The nation’s two largest mobile network operators pretty much sat on their hands during the FCC’s incentive auction of 600 MHz spectrum—and that left the door open for rural carriers and players that have yet to launch wireless services to walk away as winners.
T-Mobile was the top bidder in the high-profile auction, agreeing to pony up nearly $8 billion to add to its portfolio of low-band airwaves. AT&T committed to spend only $910 million at auction, and Verizon surprisingly opted to spend nothing despite qualifying for the event. Sprint opted out of the auction from the outset.
So deep-pocketed companies that aren’t yet in the wireless game rounded out the top three bidders. Dish Network, which already sits atop a pile of mid-range spectrum and has announced its intentions to build an NB-IoT network, committed to spend $6.2 billion. Comcast, which recently outlined plans to deploy its own wireless service, will spend $1.7 billion.

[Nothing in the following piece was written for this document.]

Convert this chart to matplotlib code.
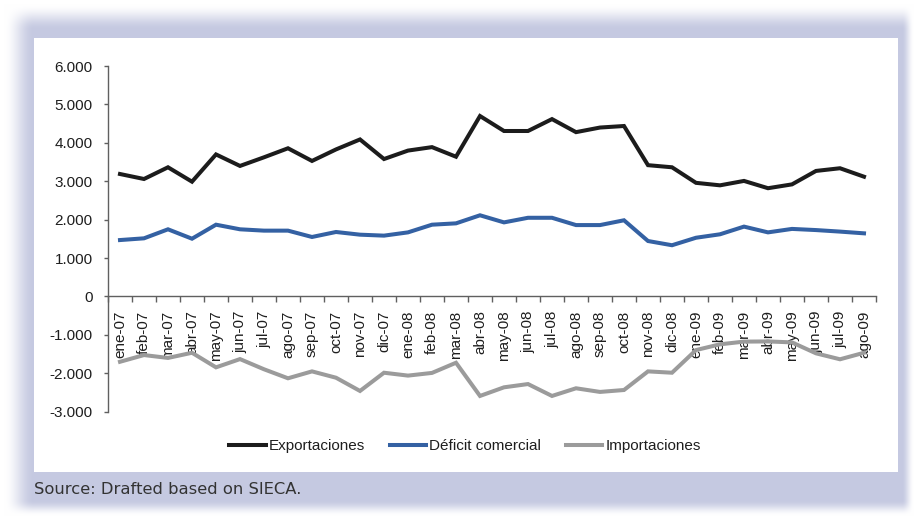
import numpy as np
import matplotlib
matplotlib.use("Agg")
import matplotlib.pyplot as plt
from matplotlib.ticker import FuncFormatter, FixedLocator
from matplotlib.patches import Rectangle

# Monthly trade figures (millions)
meses = ["ene-07", "feb-07", "mar-07", "abr-07", "may-07", "jun-07", "jul-07", "ago-07",
         "sep-07", "oct-07", "nov-07", "dic-07", "ene-08", "feb-08", "mar-08", "abr-08",
         "may-08", "jun-08", "jul-08", "ago-08", "sep-08", "oct-08", "nov-08", "dic-08",
         "ene-09", "feb-09", "mar-09", "abr-09", "may-09", "jun-09", "jul-09", "ago-09"]

exportaciones = [3190, 3060, 3365, 2990, 3700, 3400, 3625, 3860,
                 3530, 3830, 4090, 3580, 3800, 3890, 3640, 4700,
                 4310, 4310, 4620, 4280, 4400, 4440, 3420, 3365,
                 2960, 2895, 3010, 2820, 2920, 3270, 3340, 3120]

deficit_comercial = [1470, 1515, 1750, 1505, 1870, 1750, 1715, 1715,
                     1550, 1680, 1610, 1585, 1670, 1870, 1905, 2115,
                     1930, 2050, 2050, 1860, 1860, 1985, 1445, 1335,
                     1530, 1620, 1820, 1670, 1760, 1730, 1690, 1645]

importaciones = [-1700, -1525, -1600, -1465, -1845, -1630, -1895, -2130,
                 -1950, -2115, -2460, -1985, -2060, -1990, -1725, -2590,
                 -2365, -2280, -2590, -2390, -2485, -2435, -1950, -1985,
                 -1395, -1245, -1175, -1170, -1195, -1480, -1635, -1465]

y_ticks = [-3000, -2000, -1000, 0, 1000, 2000, 3000, 4000, 5000, 6000]

series = [("Exportaciones", exportaciones, "#1c1c1c"),
          ("Déficit comercial", deficit_comercial, "#3461a3"),
          ("Importaciones", importaciones, "#9b9b9b")]

W, H = 917, 518
fig = plt.figure(figsize=(W / 100, H / 100), dpi=100)

# Lavender frame with soft edges, white panel, source note
bg = fig.add_axes([0, 0, 1, 1])
xs = np.arange(W) + 0.5
ys = np.arange(H) + 0.5


def ramp(t):
    t = np.clip(t, 0, 1)
    return t * t * (3 - 2 * t)


fade_x = ramp((xs - 4) / 30) * ramp((914 - xs) / 12)
fade_y = ramp((ys - 4) / 26) * ramp((516 - ys) / 16)
alpha = np.outer(fade_y, fade_x)
lav = np.array([197, 201, 225]) / 255
img = 1 - alpha[..., None] * (1 - lav)
bg.imshow(img, extent=(0, W, H, 0), aspect="auto", interpolation="bilinear")
bg.set_xlim(0, W)
bg.set_ylim(H, 0)
bg.axis("off")
bg.add_patch(Rectangle((34, 38), 864, 434, facecolor="white", edgecolor="none"))
bg.text(34, 494, "Source: Drafted based on SIECA.", family="DejaVu Sans",
        fontsize=11.8, color="#333333", va="baseline", ha="left")

# Main chart
y0, y1 = 66.1, 411.7
ax = fig.add_axes([108 / W, 1 - y1 / H, 768 / W, (y1 - y0) / H])
ax.set_facecolor("none")

x = np.arange(len(meses))
for name, vals, col in series:
    ax.plot(x, vals, color=col, lw=2.9, label=name, zorder=3,
            solid_joinstyle="miter")

ax.set_xlim(-0.5, len(meses) - 0.5)
ax.set_ylim(-3000, 6000)

for s in ["top", "right"]:
    ax.spines[s].set_visible(False)
ax.spines["bottom"].set_position(("data", 0))
for s in ["left", "bottom"]:
    ax.spines[s].set_color("#606060")
    ax.spines[s].set_linewidth(1.0)

ax.yaxis.set_major_locator(FixedLocator(y_ticks))
ax.yaxis.set_major_formatter(FuncFormatter(lambda v, p: f"{int(v):,}".replace(",", ".")))
ax.tick_params(axis="y", direction="out", length=3, width=1.0, color="#606060",
               pad=8, labelsize=11, labelcolor="#1e1e1e")

# boundary ticks on the zero line, labels at category centres
ax.xaxis.set_major_locator(FixedLocator(np.arange(len(meses) + 1) - 0.5))
ax.xaxis.set_major_formatter(FuncFormatter(lambda v, p: ""))
ax.xaxis.set_minor_locator(FixedLocator(x))
ax.set_xticklabels(meses, minor=True, rotation=90, ha="center", va="top")
ax.tick_params(axis="x", which="major", direction="out", length=4, width=1.0,
               color="#606060")
ax.tick_params(axis="x", which="minor", length=0, pad=10, labelsize=11,
               labelcolor="#1e1e1e")

for t in ax.get_xticklabels(minor=True) + ax.get_yticklabels():
    t.set_family("Liberation Sans")

leg = fig.legend(loc="center", bbox_to_anchor=(465 / W, 1 - 446 / H), ncol=3,
                 frameon=False, handlelength=2.4, handletextpad=0.2,
                 columnspacing=1.6, prop={"family": "Liberation Sans", "size": 11})
for t in leg.get_texts():
    t.set_color("#1e1e1e")

fig.savefig("out.png", dpi=100)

Meanwhile, 23 of the 50 winning bidders are players who already provide wireless services in rural areas, as Telecompetitor noted, and many others are also small regional players. As in the earlier auction of 700 MHz spectrum, the FCC implemented rules aimed at giving smaller carriers a better chance to compete with the nationwide rivals: Companies with average gross revenues of less than $40 million during the last three years are eligible to receive 15% in bidding credits, and those with average gross revenues of less than $15 million can receive 25% in bidding credits.
Some regional carriers are too big to qualify for bidding credits, however. U.S. Cellular, for instance, will have to pay the $329 million it agreed to spend for 188 licenses.
Those smaller carriers simply must continue to leverage new spectrum to compete with their bigger rivals, of course. And Comcast has made no secret of its plans to leverage its own spectrum as it couples its hotspot network with Verizon’s cellular infrastructure to enter the wireless market.
One looming question, though, is why Dish bid so aggressively when it has yet to leverage the spectrum it already owns. Many analysts have questioned whether Dish truly wants to operate its own IoT-centric network, speculating that it continues to bide its time as it seeks a service provider eager to buy or lease its airwaves.
“We had expected Dish to spend $2 billion or less, vs. an actual $6 billion investment,” Deutsche Bank analysts wrote in a note to investors. “We think the rationale was to build a complete spectrum portfolio, with significant holdings in both mid and low frequency bands. In doing so, Dish becomes a one-stop shop for spectrum for any company looking to enter the wireless market on the back of its own network buildout. This gives Dish more options, at least in theory, to monetize its spectrum in the future.”